The answer: It's complicated but possible. Miley said that trolls can use code words and misspelled words, but that the tooling Twitter had in 2015 would be able to handle those.

"If you start using 'bob' as a code word for some racist term, then it gets really difficult," Miley said. "You can try to do a signal-to-noise ratio" so if accounts are flagged that are part of "affinity groups known for abusive behavior or racist views, the tooling is really easily modified to handle that."

If these algorithms don't prove effective, however, there's still plenty of room for improvement.

Right now, Twitter needs a better reporting process…

Wu believes Twitter needs to have an appeal process that is taken more seriously. When the company didn't find the spambots spewing fake scandals about her to violate the Terms of Service, Wu asked Twitter to take a look at it a second time.
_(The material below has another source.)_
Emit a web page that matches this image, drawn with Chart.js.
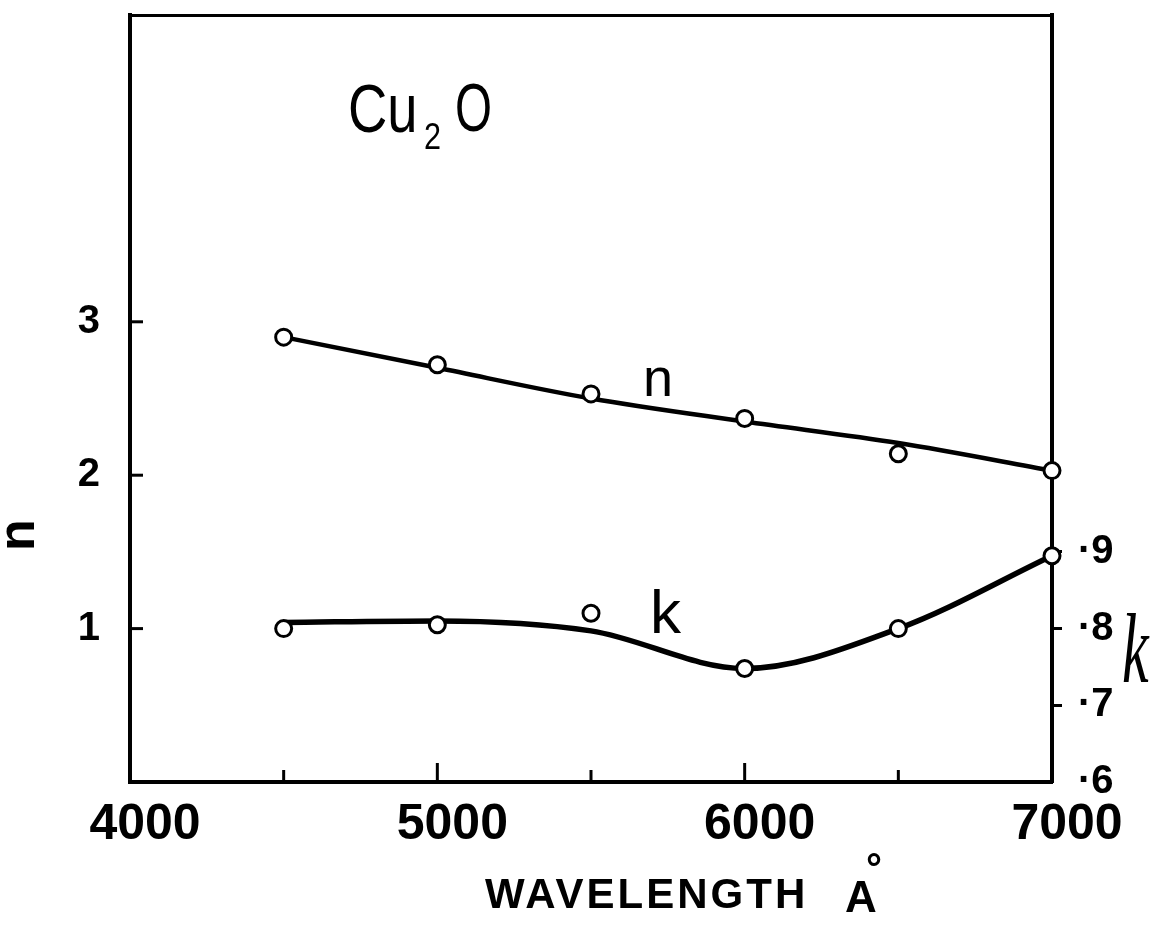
<!DOCTYPE html>
<html>
<head>
<meta charset="utf-8">
<script src="https://cdn.jsdelivr.net/npm/chart.js@4.4.1/dist/chart.umd.min.js"></script>
<style>
  html, body { margin: 0; padding: 0; background: #fff; }
  #wrap { width: 1165px; height: 940px; position: relative; }
</style>
</head>
<body>
<div id="wrap"><canvas id="myChart"></canvas></div>
<script>
// Cu2O : n and k against wavelength (Angstrom)
const wavelengths = [4500, 5000, 5500, 6000, 6500, 7000];
const nMeasured = [2.90, 2.72, 2.53, 2.37, 2.14, 2.03];
const kMeasured = [0.800, 0.805, 0.820, 0.748, 0.800, 0.895];
// the smooth curves drawn through the points
const nCurve = [2.90, 2.70, 2.50, 2.35, 2.21, 2.03];
const kCurve = [0.808, 0.810, 0.797, 0.748, 0.800, 0.895];

const xTickLabels = [4000, 5000, 6000, 7000];
const nTickLabels = [1, 2, 3];
const kTickLabels = [0.6, 0.7, 0.8, 0.9];

const toPoints = ys => wavelengths.map((w, i) => ({x: w, y: ys[i]}));
const near = (list, v) => list.some(t => Math.abs(t - v) < 1e-6);

const FAMILY = '"Liberation Sans", Arial, sans-serif';

const circle = {
    showLine: false,
    pointRadius: 8,
    pointBorderWidth: 3,
    pointBorderColor: '#000',
    pointBackgroundColor: '#fff',
    order: 0,
    clip: false
};
const curve = {
    showLine: true,
    pointRadius: 0,
    borderColor: '#000',
    cubicInterpolationMode: 'monotone',
    order: 1,
    clip: false
};

// fixed box sizes so the frame sits where the drawing has it
const fixSize = (w, h) => s => {
    if (w !== null) s.width = w;
    if (h !== null) s.height = h;
    s.paddingTop = 0;
    s.paddingBottom = 0;
    s.paddingLeft = 0;
    s.paddingRight = 0;
};

// short tick marks that point into the plot (bottom and left axes)
const inwardTicks = {
    id: 'inwardTicks',
    beforeDatasetsDraw(chart) {
        const {ctx, chartArea, scales} = chart;
        ctx.save();
        ctx.strokeStyle = '#000';
        ctx.lineWidth = 3;
        scales.x.ticks.forEach(t => {
            if (t.value <= 4000 || t.value >= 7000) return;
            const px = scales.x.getPixelForValue(t.value);
            const len = t.value % 1000 === 0 ? 19 : 12;
            ctx.beginPath();
            ctx.moveTo(px, chartArea.bottom);
            ctx.lineTo(px, chartArea.bottom - len);
            ctx.stroke();
        });
        nTickLabels.forEach(v => {
            const py = scales.y.getPixelForValue(v);
            ctx.beginPath();
            ctx.moveTo(chartArea.left, py);
            ctx.lineTo(chartArea.left + 13, py);
            ctx.stroke();
        });
        ctx.restore();
    }
};

function drawText(ctx, str, x, y, font, sx) {
    ctx.save();
    ctx.font = font;
    ctx.translate(x, y);
    ctx.scale(sx || 1, 1);
    ctx.fillText(str, 0, 0);
    ctx.restore();
}

// hand lettering: compound name, curve names, axis titles
const lettering = {
    id: 'lettering',
    afterDraw(chart) {
        const ctx = chart.ctx;
        ctx.save();
        ctx.fillStyle = '#000';
        ctx.textAlign = 'left';
        ctx.textBaseline = 'alphabetic';

        drawText(ctx, 'Cu', 348, 132, '68px ' + FAMILY, 0.8);
        drawText(ctx, '2', 424, 149, '36px ' + FAMILY, 0.85);
        drawText(ctx, 'O', 455, 131, '68px ' + FAMILY, 0.7);

        drawText(ctx, 'n', 643, 396, '54px ' + FAMILY);
        drawText(ctx, 'k', 650, 633, '62px ' + FAMILY);

        drawText(ctx, 'k', 1122, 682, 'italic 100px "Liberation Serif", serif', 0.6);

        ctx.save();
        ctx.letterSpacing = '3px';
        drawText(ctx, 'WAVELENGTH', 485, 908, 'bold 42px ' + FAMILY);
        ctx.restore();
        drawText(ctx, 'A', 845, 912, 'bold 44px ' + FAMILY);
        drawText(ctx, '\u00b0', 866, 882, 'bold 40px ' + FAMILY);

        ctx.save();
        ctx.translate(20, 535);
        ctx.rotate(-Math.PI / 2);
        ctx.textAlign = 'center';
        ctx.textBaseline = 'middle';
        ctx.font = 'bold 52px ' + FAMILY;
        ctx.fillText('n', 0, 0);
        ctx.restore();

        ctx.restore();
    }
};

const data = {
    datasets: [
        Object.assign({label: 'n', data: toPoints(nMeasured), yAxisID: 'y'}, circle),
        Object.assign({label: 'k', data: toPoints(kMeasured), yAxisID: 'yk'}, circle),
        Object.assign({label: 'n curve', data: toPoints(nCurve), yAxisID: 'y', borderWidth: 4.5}, curve),
        Object.assign({label: 'k curve', data: toPoints(kCurve), yAxisID: 'yk', borderWidth: 5.5}, curve)
    ]
};

const config = {
    type: 'scatter',
    data: data,
    options: {
        responsive: true,
        maintainAspectRatio: false,
        animation: false,
        layout: {padding: 0},
        plugins: {
            legend: {display: false},
            tooltip: {enabled: false}
        },
        scales: {
            x: {
                type: 'linear',
                position: 'bottom',
                min: 4000,
                max: 7000,
                afterFit: fixSize(null, 158),
                border: {color: '#000', width: 4},
                grid: {display: false},
                ticks: {
                    stepSize: 500,
                    autoSkip: false,
                    maxRotation: 0,
                    padding: 5,
                    labelOffset: 15,
                    color: '#000',
                    font: {family: FAMILY, size: 50, weight: 'bold'},
                    callback: v => xTickLabels.includes(v) ? String(v) : ''
                }
            },
            xTop: {
                type: 'linear',
                position: 'top',
                axis: 'x',
                min: 4000,
                max: 7000,
                afterFit: fixSize(null, 15),
                border: {color: '#000', width: 3},
                grid: {display: false},
                ticks: {display: false}
            },
            y: {
                type: 'linear',
                position: 'left',
                min: 0,
                max: 5,
                afterFit: fixSize(130, null),
                border: {color: '#000', width: 4},
                grid: {display: false},
                ticks: {
                    stepSize: 1,
                    padding: 22,
                    color: '#000',
                    font: {family: FAMILY, size: 40, weight: 'bold'},
                    callback: v => nTickLabels.includes(v) ? String(v) : ''
                }
            },
            yk: {
                type: 'linear',
                position: 'right',
                min: 0.6,
                max: 1.6,
                afterFit: fixSize(113, null),
                border: {color: '#000', width: 4},
                grid: {
                    drawOnChartArea: false,
                    drawTicks: true,
                    tickLength: 10,
                    tickWidth: 3,
                    tickColor: c => (c.tick && near([0.7, 0.8, 0.9], c.tick.value)) ? '#000' : 'rgba(0,0,0,0)'
                },
                ticks: {
                    stepSize: 0.1,
                    padding: 16,
                    color: '#000',
                    font: {family: FAMILY, size: 40, weight: 'bold'},
                    callback: v => near(kTickLabels, v) ? '\u00b7' + Math.round(v * 10) : ''
                }
            }
        }
    },
    plugins: [inwardTicks, lettering]
};

const myChart = new Chart(document.getElementById('myChart'), config);
</script>
</body>
</html>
Nothing happened. 

"I've never had anything happen because of that," Wu said, adding that Twitter should develop a more transparent policy about what happens when the machine language makes a mistake. "There are things happening to me literally every day that are blatant violations of the ToS, and I know if Twitter just gives it a pass the first time, nothing is going to happen."

…And a more diverse team

Another step Twitter could take is diversifying the team that handles abuse — which disproportionately impacts women and people of color.

"We have white and Asian men running abuse and harassment teams, engineering teams in particular," Miley said. "Are they going to create the right tools and the right systems to handle it? I think it's almost impossible. Because you fundamentally don't get what it's like to have somebody call you the N-word or somebody say they are going to come and rape you or somebody dox you and put your address and your friend's address out there. If that's never happened to you, how are you going to respond?"